• **Task objective**
Reproduce nothing but the lines from the start of the material through the line that includes "var chiError = 1;", both ends included, and omit every picture.

---------- Supplied data ----------

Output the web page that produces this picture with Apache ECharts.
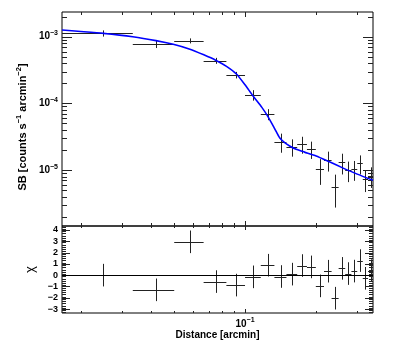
<!DOCTYPE html>
<html>
<head>
<meta charset="utf-8">
<script src="https://cdn.jsdelivr.net/npm/echarts@6/dist/echarts.min.js"></script>
<style>
  html, body { margin: 0; padding: 0; background: #fff; }
  #main { width: 415px; height: 348px; }
</style>
</head>
<body>
<div id="main"></div>
<script>
// radial bins, 1 arcsec wide (values in arcmin)
var binEdges = [0.01667, 0.03333, 0.05, 0.06667, 0.08333, 0.1, 0.11667, 0.13333, 0.15, 0.16667,
                0.18333, 0.2, 0.21667, 0.23333, 0.25, 0.26667, 0.28333, 0.3, 0.31667, 0.33333, 0.35];

// surface brightness [counts s^-1 arcmin^-2] and its error
var sbValues = [1.125e-3, 7.77e-4, 8.7e-4, 4.37e-4, 2.67e-4, 1.34e-4, 6.9e-5, 2.67e-5, 2.24e-5, 2.46e-5,
                2.07e-5, 1.03e-5, 1.42e-5, 5.64e-6, 1.31e-5, 1.0e-5, 1.03e-5, 1.26e-5, 7.28e-6, 8.2e-6];
var sbErrors = [1.2e-4, 1.0e-4, 7.5e-5, 4.5e-5, 3.0e-5, 2.4e-5, 1.3e-5, 8.5e-6, 6.5e-6, 7.0e-6,
                6.0e-6, 4.3e-6, 4.7e-6, 2.9e-6, 4.5e-6, 3.4e-6, 3.4e-6, 4.0e-6, 2.6e-6, 2.8e-6];

// residuals (chi), error is 1
var chiValues = [0.0, -1.3, 2.95, -0.57, -0.88, -0.15, 0.88, -0.12, 0.09, 0.85,
                 0.73, -0.95, 0.35, -2.04, 0.6, 0.14, 0.36, 1.29, -0.28, 0.4];
var chiError = 1;

// fitted model
var modelX = [0.01667, 0.02, 0.025, 0.0333, 0.0418, 0.0495, 0.0583, 0.0668, 0.075, 0.0834, 0.0919,
              0.1, 0.108, 0.1177, 0.125, 0.1336, 0.1403, 0.147, 0.1547, 0.165, 0.179, 0.2006,
              0.2284, 0.26, 0.3, 0.35];
var modelY = [1.26e-3, 1.2e-3, 1.125e-3, 1.0e-3, 8.75e-4, 7.7e-4, 6.5e-4, 5.35e-4, 4.45e-4, 3.6e-4, 2.76e-4,
              1.9e-4, 1.3e-4, 8.8e-5, 6.4e-5, 4.2e-5, 3.05e-5, 2.6e-5, 2.3e-5, 2.05e-5, 1.86e-5, 1.63e-5,
              1.33e-5, 1.08e-5, 8.7e-6, 7.05e-6];

// axis ticks
var xMajorTicks = [0.1];
var xMinorTicks = [0.02, 0.03, 0.04, 0.05, 0.06, 0.07, 0.08, 0.09, 0.2, 0.3];
var yMajorTicks = [1e-5, 1e-4, 1e-3];
var yMinorTicks = [];
[1e-6, 1e-5, 1e-4, 1e-3].forEach(function (d) {
  for (var k = 2; k <= 9; k++) yMinorTicks.push(k * d);
});
var chiMajorTicks = [-3, -2, -1, 0, 1, 2, 3, 4];
var chiMinorTicks = [];
for (var c = -33; c <= 43; c += 2) {
  if (c % 10 !== 0) chiMinorTicks.push(c / 10);
}

var X_MIN = 1 / 60, X_MAX = 21 / 60;
var Y_MIN = 1.45e-6, Y_MAX = 2.35e-3;
var CHI_MIN = -3.35, CHI_MAX = 4.35;

var FONT = 'Liberation Sans';
var INK = '#222';

var chart = echarts.init(document.getElementById('main'), null, { renderer: 'canvas' });

function sup(v) {
  var e = Math.round(Math.log10(v));
  return '{b|10}{s|' + (e < 0 ? '\u2212' + (-e) : e) + '}';
}

var powRich = {
  b: { fontSize: 10, fontWeight: 'bold', fontFamily: FONT, color: '#000' },
  s: { fontSize: 7, fontWeight: 'bold', fontFamily: FONT, color: '#000', padding: [0, 0, 7, 0] }
};

function hline(x1, x2, y) {
  y = Math.round(y) + 0.5;
  return { type: 'line', shape: { x1: x1, y1: y, x2: x2, y2: y }, style: { stroke: INK, lineWidth: 1 } };
}
function vline(x, y1, y2) {
  x = Math.round(x) + 0.5;
  return { type: 'line', shape: { x1: x, y1: y1, x2: x, y2: y2 }, style: { stroke: INK, lineWidth: 1 } };
}

// tick marks on all four sides of a panel
function tickRenderer(xMaj, xMin, yMaj, yMin, refX, refY, lens) {
  return function (params, api) {
    var cs = params.coordSys;
    var top = cs.y, bot = cs.y + cs.height, left = cs.x, right = cs.x + cs.width;
    var kids = [];
    function xt(v, len) {
      var p = api.coord([v, refY])[0];
      kids.push(vline(p, bot, bot - len));
      kids.push(vline(p, top, top + len));
    }
    function yt(v, len) {
      var p = api.coord([refX, v])[1];
      if (p < top - 0.5 || p > bot + 0.5) return;
      kids.push(hline(left, left + len, p));
      kids.push(hline(right, right - len, p));
    }
    xMaj.forEach(function (v) { xt(v, lens[0]); });
    xMin.forEach(function (v) { xt(v, lens[1]); });
    yMaj.forEach(function (v) { yt(v, lens[2]); });
    yMin.forEach(function (v) { yt(v, lens[3]); });
    return { type: 'group', children: kids };
  };
}

function errRenderer(params, api) {
  var c = api.coord([api.value(0), api.value(1)]);
  var xl = api.coord([api.value(2), api.value(1)])[0];
  var xh = api.coord([api.value(3), api.value(1)])[0];
  var yl = api.coord([api.value(0), api.value(4)])[1];
  var yh = api.coord([api.value(0), api.value(5)])[1];
  return {
    type: 'group',
    children: [hline(xl, xh, c[1]), vline(c[0], yl, yh)]
  };
}

var sbRows = sbValues.map(function (v, i) {
  var lo = binEdges[i], hi = binEdges[i + 1];
  return [(lo + hi) / 2, v, lo, hi, v - sbErrors[i], v + sbErrors[i]];
});
var chiRows = chiValues.map(function (v, i) {
  var lo = binEdges[i], hi = binEdges[i + 1];
  return [(lo + hi) / 2, v, lo, hi, v - chiError, v + chiError];
});
var modelData = modelX.map(function (x, i) { return [x, modelY[i]]; });

var hidden = {
  axisLine: { show: false }, axisTick: { show: false }, splitLine: { show: false }
};

option = {
  animation: false,
  backgroundColor: '#fff',
  grid: [
    { left: 62, top: 12, width: 311, height: 214, show: true, borderColor: '#000', borderWidth: 1, backgroundColor: 'transparent' },
    { left: 62, top: 226, width: 311, height: 87, show: true, borderColor: '#000', borderWidth: 1, backgroundColor: 'transparent' }
  ],
  xAxis: [
    Object.assign({ type: 'log', gridIndex: 0, min: X_MIN, max: X_MAX, axisLabel: { show: false } }, hidden),
    Object.assign({
      type: 'log', gridIndex: 1, min: X_MIN, max: X_MAX,
      axisLabel: { formatter: sup, rich: powRich, margin: 4, showMinLabel: false, showMaxLabel: false },
      name: 'Distance [arcmin]', nameLocation: 'middle', nameGap: 17,
      nameTextStyle: { fontFamily: FONT, fontWeight: 'bold', fontSize: 10, color: '#000' }
    }, hidden)
  ],
  yAxis: [
    Object.assign({
      type: 'log', gridIndex: 0, min: Y_MIN, max: Y_MAX,
      axisLabel: { formatter: sup, rich: powRich, margin: 4, showMinLabel: false, showMaxLabel: false },
      name: '{t|SB [counts s}{u|\u22121}{t| arcmin}{u|\u22122}{t|]}',
      nameLocation: 'middle', nameRotate: 90, nameGap: 29,
      nameTextStyle: {
        padding: [0, 16, 0, 0],
        rich: {
          t: { fontFamily: FONT, fontWeight: 'bold', fontSize: 11, color: '#000' },
          u: { fontFamily: FONT, fontWeight: 'bold', fontSize: 7.5, color: '#000', padding: [0, 0, 7, 0] }
        }
      }
    }, hidden),
    Object.assign({
      type: 'value', gridIndex: 1, min: CHI_MIN, max: CHI_MAX, minInterval: 1, maxInterval: 1,
      axisLabel: {
        margin: 4, showMinLabel: false, showMaxLabel: false,
        fontFamily: FONT, fontWeight: 'bold', fontSize: 9, color: '#000',
        formatter: function (v) { return v < 0 ? '\u2212' + (-v) : String(v); }
      },
      name: 'χ', nameLocation: 'middle', nameRotate: 90, nameGap: 23,
      nameTextStyle: { fontFamily: FONT, fontSize: 13, color: '#000' }
    }, hidden)
  ],
  series: [
    {
      type: 'custom', xAxisIndex: 0, yAxisIndex: 0, silent: true, z: 1,
      renderItem: tickRenderer(xMajorTicks, xMinorTicks, yMajorTicks, yMinorTicks, 0.1, 1e-4, [5, 3, 10, 5]),
      data: [[xMajorTicks[0], yMajorTicks[1]]]
    },
    {
      type: 'custom', xAxisIndex: 1, yAxisIndex: 1, silent: true, z: 1,
      renderItem: tickRenderer(xMajorTicks, xMinorTicks, chiMajorTicks, chiMinorTicks, 0.1, 0, [4, 2, 8, 4]),
      data: [[xMajorTicks[0], 0]]
    },
    {
      type: 'custom', xAxisIndex: 0, yAxisIndex: 0, silent: true, z: 2,
      renderItem: errRenderer, encode: { x: 0, y: 1 }, data: sbRows
    },
    {
      type: 'line', xAxisIndex: 0, yAxisIndex: 0, silent: true, z: 3,
      data: modelData, showSymbol: false, smooth: 0.2,
      lineStyle: { color: '#0000ff', width: 1.6 }
    },
    {
      type: 'custom', xAxisIndex: 1, yAxisIndex: 1, silent: true, z: 2,
      renderItem: errRenderer, encode: { x: 0, y: 1 }, data: chiRows
    },
    {
      type: 'scatter', xAxisIndex: 1, yAxisIndex: 1, silent: true, symbolSize: 0,
      data: chiRows.map(function (r) { return [r[0], r[1]]; }),
      markLine: {
        silent: true, symbol: 'none', label: { show: false },
        lineStyle: { color: '#000', width: 1, type: 'solid' },
        data: [{ yAxis: 0 }]
      }
    }
  ]
};

chart.setOption(option);
</script>
</body>
</html>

----------

• **Completed exercise**
Output the web page that produces this picture with Apache ECharts.
<!DOCTYPE html>
<html>
<head>
<meta charset="utf-8">
<script src="https://cdn.jsdelivr.net/npm/echarts@6/dist/echarts.min.js"></script>
<style>
  html, body { margin: 0; padding: 0; background: #fff; }
  #main { width: 415px; height: 348px; }
</style>
</head>
<body>
<div id="main"></div>
<script>
// radial bins, 1 arcsec wide (values in arcmin)
var binEdges = [0.01667, 0.03333, 0.05, 0.06667, 0.08333, 0.1, 0.11667, 0.13333, 0.15, 0.16667,
                0.18333, 0.2, 0.21667, 0.23333, 0.25, 0.26667, 0.28333, 0.3, 0.31667, 0.33333, 0.35];

// surface brightness [counts s^-1 arcmin^-2] and its error
var sbValues = [1.125e-3, 7.77e-4, 8.7e-4, 4.37e-4, 2.67e-4, 1.34e-4, 6.9e-5, 2.67e-5, 2.24e-5, 2.46e-5,
                2.07e-5, 1.03e-5, 1.42e-5, 5.64e-6, 1.31e-5, 1.0e-5, 1.03e-5, 1.26e-5, 7.28e-6, 8.2e-6];
var sbErrors = [1.2e-4, 1.0e-4, 7.5e-5, 4.5e-5, 3.0e-5, 2.4e-5, 1.3e-5, 8.5e-6, 6.5e-6, 7.0e-6,
                6.0e-6, 4.3e-6, 4.7e-6, 2.9e-6, 4.5e-6, 3.4e-6, 3.4e-6, 4.0e-6, 2.6e-6, 2.8e-6];

// residuals (chi), error is 1
var chiValues = [0.0, -1.3, 2.95, -0.57, -0.88, -0.15, 0.88, -0.12, 0.09, 0.85,
                 0.73, -0.95, 0.35, -2.04, 0.6, 0.14, 0.36, 1.29, -0.28, 0.4];
var chiError = 1;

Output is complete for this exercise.